# Burnt Chestnut wood



## Brett_M (Mar 23, 2014)

Hello everyone,

I often see "burnt chestnut" handles on Japanese knives (I also just ordered one). I browsed the web a bit, and knife handles seem the only object where this wood is mentioned; chestnut wood used by woodworkers is paler and, well, not burnt. 

So is it, like the name implies, chestnut wood that has been burnt, or is it just a reference to the color? If burnt, is it only the outer layer? What is the process? Is it a traditional material for Japanese knives?

Also, how should someone care for that wood? Can tung oil (or similar) be used to protect the finish? Would it damage its "still grippy when wet" natural attributes? 

Cheers


----------



## CPD (Mar 24, 2014)

It is exactly as the name implies ... burnt, just on the surface. 

Toasting or burning the outer layer of the wood changes the color but more importantly, it alters the texture and improves the grip. As the wood chars, the texture will become more rough from the thermal expansion on the surface. At the same time, the carbon residue from the burn fills wood pores which helps to seal the grain. The combination has both waterproofing impact and adds texture which mproves the grip, particularly when wet. 

To make the handle more waterproof you can oil with tung oil or linseed oil. That shouldn't have much impact on the "grippyness" ...

Is it traditional? .... not sure, but it's not a new technique. Shou Sugi Ban is the name of another method of burning wood that been used in Japanese woodworking for hundreds of years as a means of weatherproofing. I don't know if that had any influence on charring chestnut handles for knives, or when charred chestnut started to become more common, but it is a frequent option on Japanese knives.


----------



## Brett_M (Mar 24, 2014)

You sir, are a gentleman and a scholar, thank you!

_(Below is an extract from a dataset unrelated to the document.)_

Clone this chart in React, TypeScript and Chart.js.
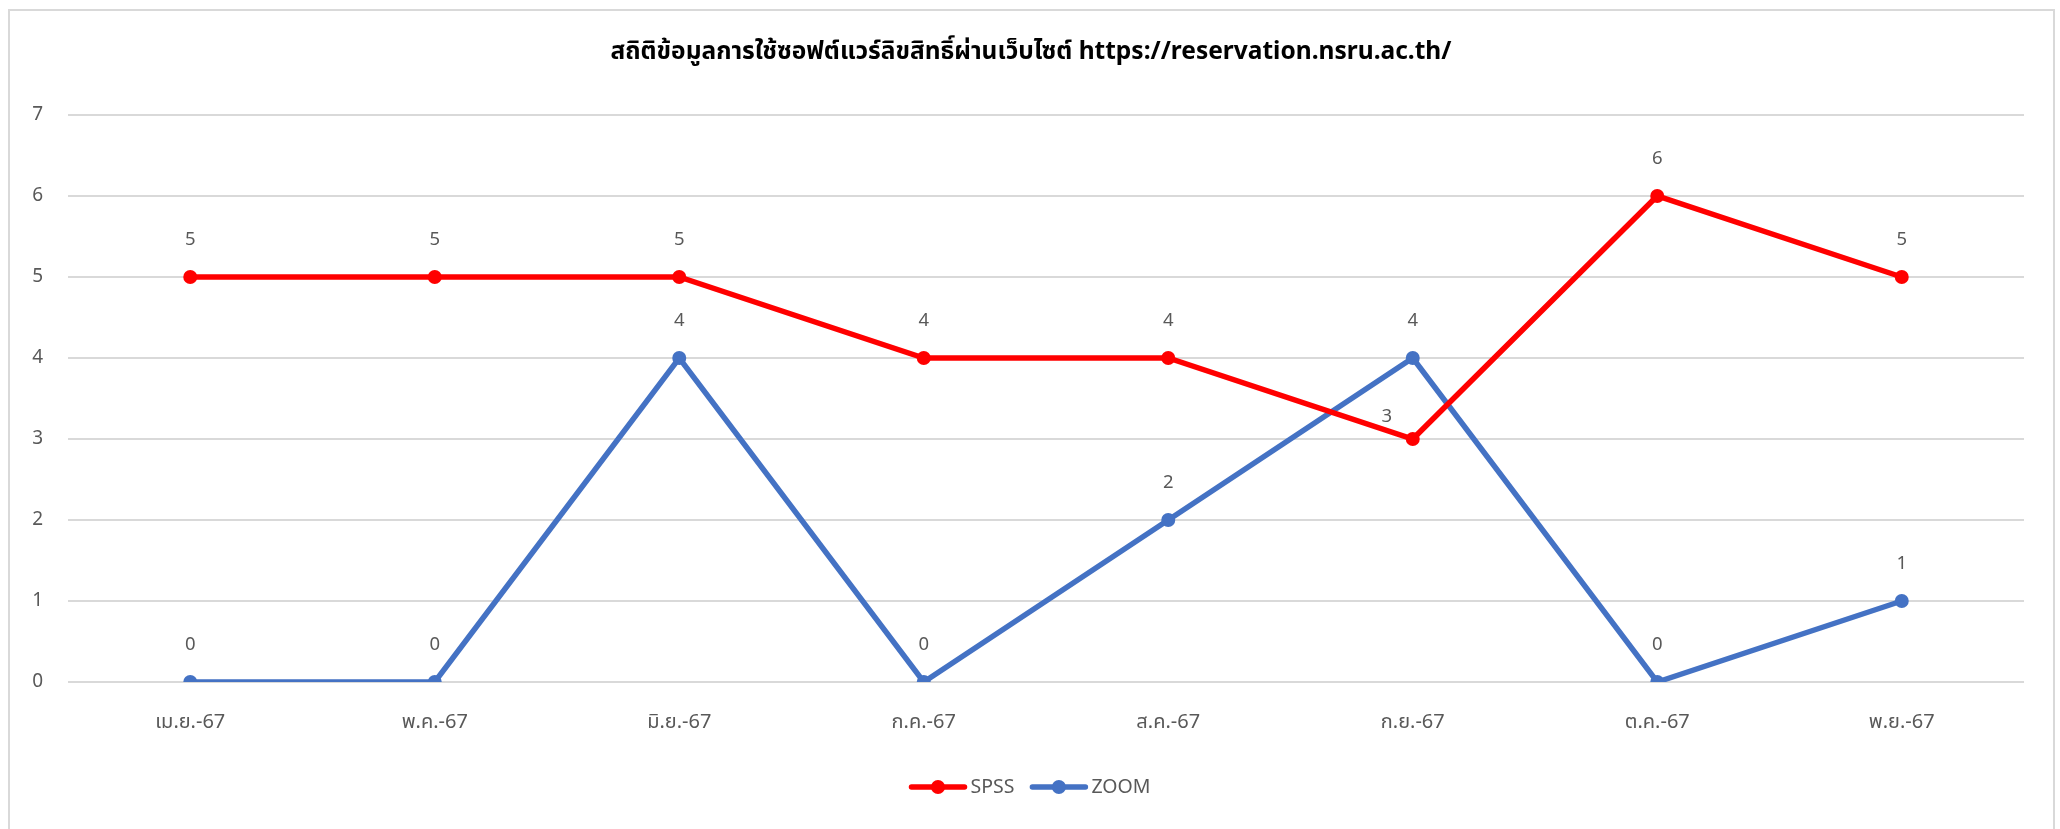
import React, { useEffect, useRef } from "react";
import { Chart, registerables } from "chart.js";

Chart.register(...registerables);

const chartTitle = "สถิติข้อมูลการใช้ซอฟต์แวร์ลิขสิทธิ์ผ่านเว็บไซต์ https://reservation.nsru.ac.th/";
const months = ["เม.ย.-67", "พ.ค.-67", "มิ.ย.-67", "ก.ค.-67", "ส.ค.-67", "ก.ย.-67", "ต.ค.-67", "พ.ย.-67"];
const spssValues = [5, 5, 5, 4, 4, 3, 6, 5];
const zoomValues = [0, 0, 4, 0, 2, 4, 0, 1];
const yTicks = [0, 1, 2, 3, 4, 5, 6, 7];

const FONT = "'Noto Sans', 'Noto Sans Thai', 'DejaVu Sans', sans-serif";
const TEXT = "#595959";

const W = 2060;
const H = 829;

const decorPlugin = {
  id: "decor",
  beforeDraw(chart: any) {
    const ctx = chart.ctx;
    ctx.save();
    ctx.fillStyle = "#ffffff";
    ctx.fillRect(0, 0, W, H);
    ctx.strokeStyle = "#d9d9d9";
    ctx.lineWidth = 2;
    ctx.strokeRect(9, 10, 2045, H + 20);
    ctx.restore();
  },
  afterDraw(chart: any) {
    const ctx = chart.ctx;
    ctx.save();
    // title
    ctx.fillStyle = "#000000";
    ctx.font = `bold 24.5px ${FONT}`;
    ctx.textAlign = "center";
    ctx.textBaseline = "middle";
    ctx.fillText(chartTitle, 1031, 52);

    // data labels
    ctx.font = `18.5px ${FONT}`;
    ctx.fillStyle = TEXT;
    chart.data.datasets.forEach((ds: any, di: number) => {
      const meta = chart.getDatasetMeta(di);
      meta.data.forEach((pt: any, i: number) => {
        let x = pt.x;
        let y = pt.y - 37;
        if (di === 0 && i === 5) {
          x = pt.x - 26;
          y = pt.y - 22;
        }
        ctx.fillText(String(ds.data[i]), x, y);
      });
    });

    // legend
    ctx.font = `19.5px ${FONT}`;
    const ly = 787;
    const lineLen = 53;
    const gap = 6;
    const itemGap = 18;
    const items = chart.data.datasets.map((ds: any) => ({
      label: ds.label,
      color: ds.borderColor,
      w: lineLen + gap + ctx.measureText(ds.label).width,
    }));
    const total = items.reduce((s: number, it: any) => s + it.w, 0) + itemGap * (items.length - 1);
    let x = 1031 - total / 2;
    ctx.textAlign = "left";
    items.forEach((it: any) => {
      ctx.strokeStyle = it.color;
      ctx.lineWidth = 5.5;
      ctx.lineCap = "round";
      ctx.beginPath();
      ctx.moveTo(x, ly);
      ctx.lineTo(x + lineLen, ly);
      ctx.stroke();
      ctx.fillStyle = it.color;
      ctx.beginPath();
      ctx.arc(x + lineLen / 2, ly, 7, 0, Math.PI * 2);
      ctx.fill();
      ctx.fillStyle = TEXT;
      ctx.fillText(it.label, x + lineLen + gap, ly);
      x += it.w + itemGap;
    });
    ctx.restore();
  },
};

export default function App() {
  const ref = useRef<HTMLCanvasElement>(null);
  useEffect(() => {
    document.body.style.margin = "0";
    const chart = new Chart(ref.current as HTMLCanvasElement, {
      type: "line",
      data: {
        labels: months,
        datasets: [
          {
            label: "SPSS",
            data: spssValues,
            borderColor: "#ff0000",
            backgroundColor: "#ff0000",
            borderWidth: 5.5,
            pointRadius: 7,
            pointBorderWidth: 0,
            tension: 0,
          },
          {
            label: "ZOOM",
            data: zoomValues,
            borderColor: "#4472c4",
            backgroundColor: "#4472c4",
            borderWidth: 5.5,
            pointRadius: 7,
            pointBorderWidth: 0,
            tension: 0,
          },
        ],
      },
      options: {
        responsive: false,
        animation: false,
        devicePixelRatio: 1,
        layout: { padding: { left: 0, right: 36, top: 115, bottom: 0 } },
        plugins: {
          legend: { display: false },
          title: { display: false },
          tooltip: { enabled: false },
        },
        scales: {
          x: {
            offset: true,
            grid: { display: false, drawTicks: false },
            border: { display: false },
            ticks: { color: TEXT, font: { family: FONT, size: 20 }, padding: 28 },
            afterFit: (s: any) => {
              s.height = 147;
            },
          },
          y: {
            min: 0,
            max: 7,
            afterBuildTicks: (s: any) => {
              s.ticks = yTicks.map((v) => ({ value: v }));
            },
            grid: { color: "#d9d9d9", lineWidth: 2, drawTicks: false },
            border: { display: false },
            ticks: { color: TEXT, font: { family: FONT, size: 19 }, padding: 25 },
            afterFit: (s: any) => {
              s.width = 68;
            },
          },
        },
      },
      plugins: [decorPlugin],
    });
    return () => chart.destroy();
  }, []);
  return <canvas ref={ref} width={W} height={H} style={{ display: "block" }} />;
}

If I wanted to replicate the process, would a simple blowtorch do the trick, or there are more steps involved?

Cheers


----------



## CPD (Mar 24, 2014)

Brett_M said:


> If I wanted to replicate the process, would a simple blowtorch do the trick, or there are more steps involved?
> 
> Cheers



Glad to help.

A blow torch should work fine. Couple things to be aware of. 1. If you're doing this to an already assembled handle with a horn or plastic ferrule wrap the ferrule with tape, cloth or something to make sure you don't accidentally hit it with the flame. You don't want to crack it, or otherwise damage it. 2. Keep the flame moving and don't sit in one place for too long. You don't want to go from light charring to burning.

The torch will raise the grain of the wood. If you like it very textured, you can leave as is. Alternatively, you can knock it down a little with steel wool by rubbing with the grain after the scorching. Once done, you can oil the handle if you want.


----------



## ocho (Jul 1, 2014)

Another method ( specially If the handle is octogonal) is heating up a flat piece of steel with the torch and then " iron " each side of the handle; this way the sharp edges will not burn leaving more crispy angles.
Also no problem raising the fibers or grain of the wood (pass the iron with the grain), than just gently brush-clean until almost all the black is gone then oil or you favorite wood finish.
This process was used in ancient Korea specially in cabinetry to replicate mountains using flatsawn wood.
Sorry for my lack of grammar and Typos , just wanted to help


----------



## cheflarge (Jul 1, 2014)

I simply find it amazing how helpful & cooperative people are on this forum. Props to all the "willing" to help!


----------